Why? One of the most powerful words

“Why?” may be one of the most powerful words in our language. Maybe that’s why toddlers go on endless jags of inquiry. Have you ever tried to answer “Why is the sky blue?”

"Why" may be one of the most powerful wordsIt’s endearing at first—when you know the answers. But if the string of Whys goes on too long, you might run out of facts, not to mention patience. The kid is onto something, though: “Why” may be one of the most powerful words in any communicator’s vocabulary.

Think about it: How do you learn best? Is it by memorizing facts? By listening to someone tell you what you should think? Or is it by discovering things on your own? By turning thoughts over in your mind until you discover one that resonates for you?

So why do people insist on standing up in front of their employees and telling them about the latest reorganization or change in strategy?

Instead, try talking about the reasons behind the change. “What would you do if you saw [this situation]? Would you let it continue?” Or “How can we drive profitability more consistently?
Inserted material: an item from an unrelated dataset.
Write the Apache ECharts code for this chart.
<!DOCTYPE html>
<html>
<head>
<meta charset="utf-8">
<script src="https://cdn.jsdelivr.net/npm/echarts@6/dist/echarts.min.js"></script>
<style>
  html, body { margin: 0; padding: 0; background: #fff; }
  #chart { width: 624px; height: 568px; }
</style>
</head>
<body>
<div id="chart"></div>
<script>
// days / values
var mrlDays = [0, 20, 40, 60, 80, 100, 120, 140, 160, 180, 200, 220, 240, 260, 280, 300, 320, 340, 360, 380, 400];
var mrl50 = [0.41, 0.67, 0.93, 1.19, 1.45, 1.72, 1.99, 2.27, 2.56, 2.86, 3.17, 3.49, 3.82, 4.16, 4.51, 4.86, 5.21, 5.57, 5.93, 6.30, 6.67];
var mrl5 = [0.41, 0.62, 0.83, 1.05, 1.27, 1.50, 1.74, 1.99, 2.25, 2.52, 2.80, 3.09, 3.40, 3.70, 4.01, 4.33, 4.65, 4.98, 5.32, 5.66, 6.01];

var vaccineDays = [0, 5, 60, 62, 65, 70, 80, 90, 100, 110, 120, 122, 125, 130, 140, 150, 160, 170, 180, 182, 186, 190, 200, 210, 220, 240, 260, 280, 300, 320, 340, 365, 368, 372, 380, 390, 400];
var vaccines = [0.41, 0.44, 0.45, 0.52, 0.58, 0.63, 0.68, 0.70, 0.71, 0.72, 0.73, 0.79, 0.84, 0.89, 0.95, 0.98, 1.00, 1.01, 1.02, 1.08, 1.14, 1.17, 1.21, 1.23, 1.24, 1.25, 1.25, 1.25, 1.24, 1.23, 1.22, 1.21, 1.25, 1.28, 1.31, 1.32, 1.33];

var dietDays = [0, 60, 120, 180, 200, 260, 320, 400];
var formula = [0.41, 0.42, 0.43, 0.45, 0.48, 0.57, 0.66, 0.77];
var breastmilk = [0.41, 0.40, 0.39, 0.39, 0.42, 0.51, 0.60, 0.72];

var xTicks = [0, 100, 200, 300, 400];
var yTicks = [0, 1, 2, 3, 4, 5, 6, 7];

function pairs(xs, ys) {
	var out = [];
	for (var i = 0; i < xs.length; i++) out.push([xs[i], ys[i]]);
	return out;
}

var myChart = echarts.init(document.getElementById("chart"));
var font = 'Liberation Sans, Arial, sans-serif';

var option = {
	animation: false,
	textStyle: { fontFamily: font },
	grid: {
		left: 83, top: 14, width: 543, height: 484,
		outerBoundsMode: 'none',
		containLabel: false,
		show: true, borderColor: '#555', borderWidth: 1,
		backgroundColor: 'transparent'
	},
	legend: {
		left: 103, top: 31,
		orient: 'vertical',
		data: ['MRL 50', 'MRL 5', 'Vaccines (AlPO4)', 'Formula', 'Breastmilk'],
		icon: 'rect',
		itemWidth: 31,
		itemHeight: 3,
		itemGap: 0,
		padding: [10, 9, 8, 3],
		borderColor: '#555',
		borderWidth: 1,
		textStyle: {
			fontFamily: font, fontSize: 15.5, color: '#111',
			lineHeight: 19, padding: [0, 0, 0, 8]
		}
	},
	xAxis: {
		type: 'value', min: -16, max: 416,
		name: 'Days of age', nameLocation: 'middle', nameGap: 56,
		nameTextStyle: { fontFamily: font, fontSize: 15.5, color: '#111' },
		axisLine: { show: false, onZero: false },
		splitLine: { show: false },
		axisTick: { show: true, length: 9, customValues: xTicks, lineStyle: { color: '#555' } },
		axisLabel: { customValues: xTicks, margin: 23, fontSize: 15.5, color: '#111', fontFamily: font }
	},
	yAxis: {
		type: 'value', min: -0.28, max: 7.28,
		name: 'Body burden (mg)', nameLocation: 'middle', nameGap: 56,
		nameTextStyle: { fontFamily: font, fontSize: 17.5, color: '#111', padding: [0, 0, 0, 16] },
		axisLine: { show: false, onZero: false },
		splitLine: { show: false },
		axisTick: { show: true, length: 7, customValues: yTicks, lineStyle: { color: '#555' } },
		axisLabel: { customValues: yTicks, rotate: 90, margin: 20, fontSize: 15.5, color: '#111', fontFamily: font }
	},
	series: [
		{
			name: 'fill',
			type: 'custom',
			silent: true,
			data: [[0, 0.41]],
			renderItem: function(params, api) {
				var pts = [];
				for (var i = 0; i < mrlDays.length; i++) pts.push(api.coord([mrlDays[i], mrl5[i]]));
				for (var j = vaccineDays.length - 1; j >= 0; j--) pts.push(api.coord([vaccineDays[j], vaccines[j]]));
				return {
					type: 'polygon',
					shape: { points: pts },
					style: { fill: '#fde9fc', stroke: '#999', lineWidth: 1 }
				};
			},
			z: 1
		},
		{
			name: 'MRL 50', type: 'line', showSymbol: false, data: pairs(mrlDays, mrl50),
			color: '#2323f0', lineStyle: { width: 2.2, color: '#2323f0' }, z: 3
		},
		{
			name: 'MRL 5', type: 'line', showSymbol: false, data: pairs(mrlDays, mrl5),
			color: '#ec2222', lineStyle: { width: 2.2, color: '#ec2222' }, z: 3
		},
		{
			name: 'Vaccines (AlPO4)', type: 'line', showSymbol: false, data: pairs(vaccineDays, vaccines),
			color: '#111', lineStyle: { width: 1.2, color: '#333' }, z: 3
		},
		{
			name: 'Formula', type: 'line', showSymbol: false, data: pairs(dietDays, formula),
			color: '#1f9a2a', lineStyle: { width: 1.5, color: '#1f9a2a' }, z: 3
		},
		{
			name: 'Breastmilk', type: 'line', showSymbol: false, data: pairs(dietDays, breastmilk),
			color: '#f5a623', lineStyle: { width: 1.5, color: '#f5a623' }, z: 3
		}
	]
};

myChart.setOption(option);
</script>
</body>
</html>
Would you try X? or Y? How about Z? We considered all of those options…”

Now, as Michael J. Marquardt points out in his book Leading with Questions, asking does require a certain openness. Would employees lose respect for a leader who openly admitted not having all the answers? I think the opposite would happen—and Marquardt agrees: Show people your true self—uncertainties and all—and they will respect you more for being authentic.
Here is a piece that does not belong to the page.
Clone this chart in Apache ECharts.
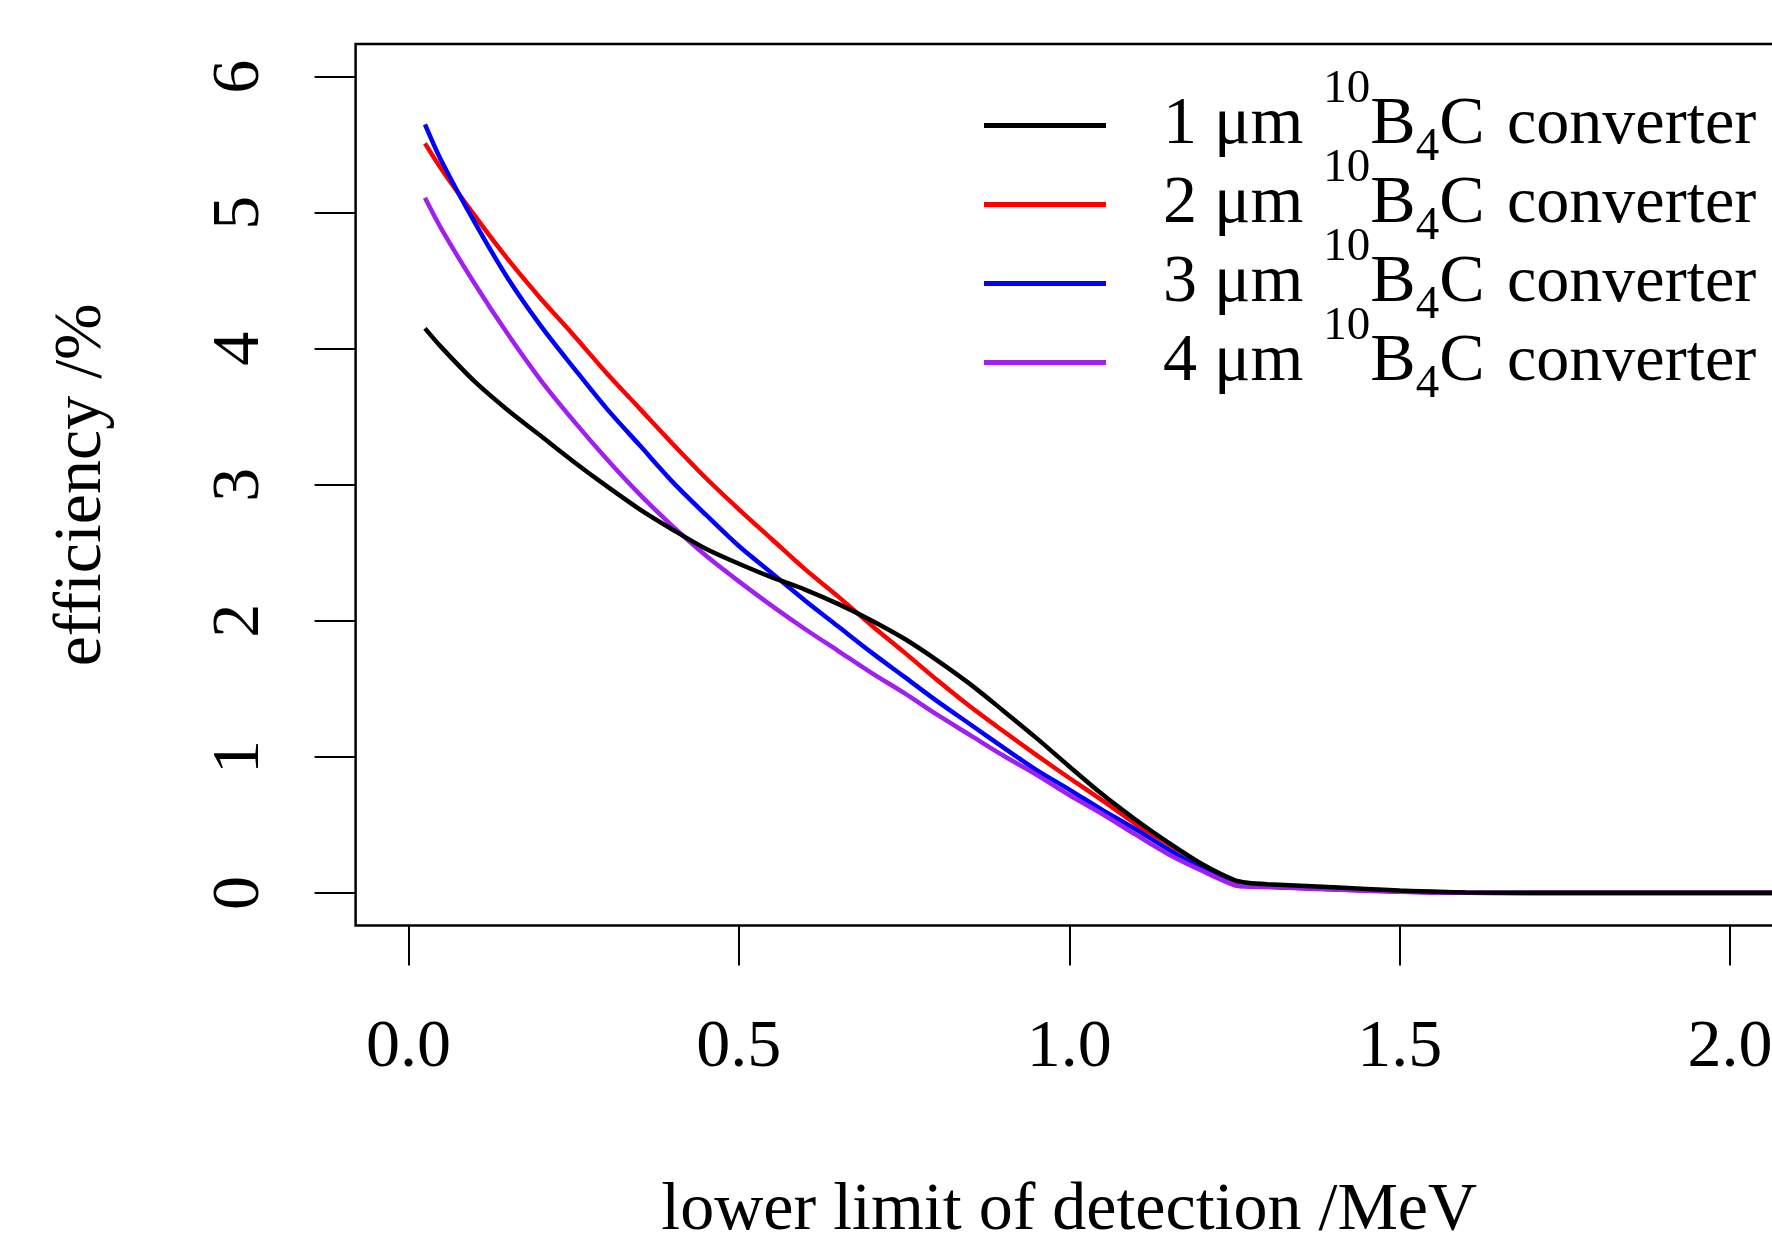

Questions also signal that you respect and value your listeners. Judith Ross quoted Marquardt in her Harvard Business Review article called “How to Ask Better Questions”:

“When the boss asks for a subordinate’s ideas, he sends the message that they are good — perhaps better than his. The individual gains confidence and becomes more competent.”

Questions: the most powerful words

Whether you use them in a speech, in a written communication, or in a personal conversation, questions can serve a number of functions. This handy list comes from the Harvard Business Review article:

  1. They create clarity: “Can you explain more about this situation?”
  2. They construct better working relations: Instead of “Did you make your sales goal?” ask, “How have sales been going?”
  3. They help people think analytically and critically: “What are the consequences of going this route?”
  4. They inspire people to reflect and see things in fresh, unpredictable ways: “Why did this work?”
  5. They encourage breakthrough thinking: “Can that be done in any other way?”
  6. They challenge assumptions: “What do you think you will lose if you start sharing responsibility for the implementation process?”
  7. They create ownership of solutions: “Based on your experience, what do you suggest we do here?”

Note the open-ended nature of these questions. They allow someone to answer expansively. They don’t prejudge, or put the respondent into a defensive mode. For instance, if you wanted to know why a project was behind schedule you could ask, “Why is this project behind schedule?” Or you could use the last question in that list above. “You know, our clients expect us to deliver on time. Based on your experience, what do you suggest we do here?”

Lawyers learn never to ask a question they don’t already know the answer to. That may be excellent advice in a courtroom, but Marquardt says the rest of us can let it slide.

“You don’t have to have the answer to ask a great question,” says Marquardt. “A great question will ultimately get an answer.”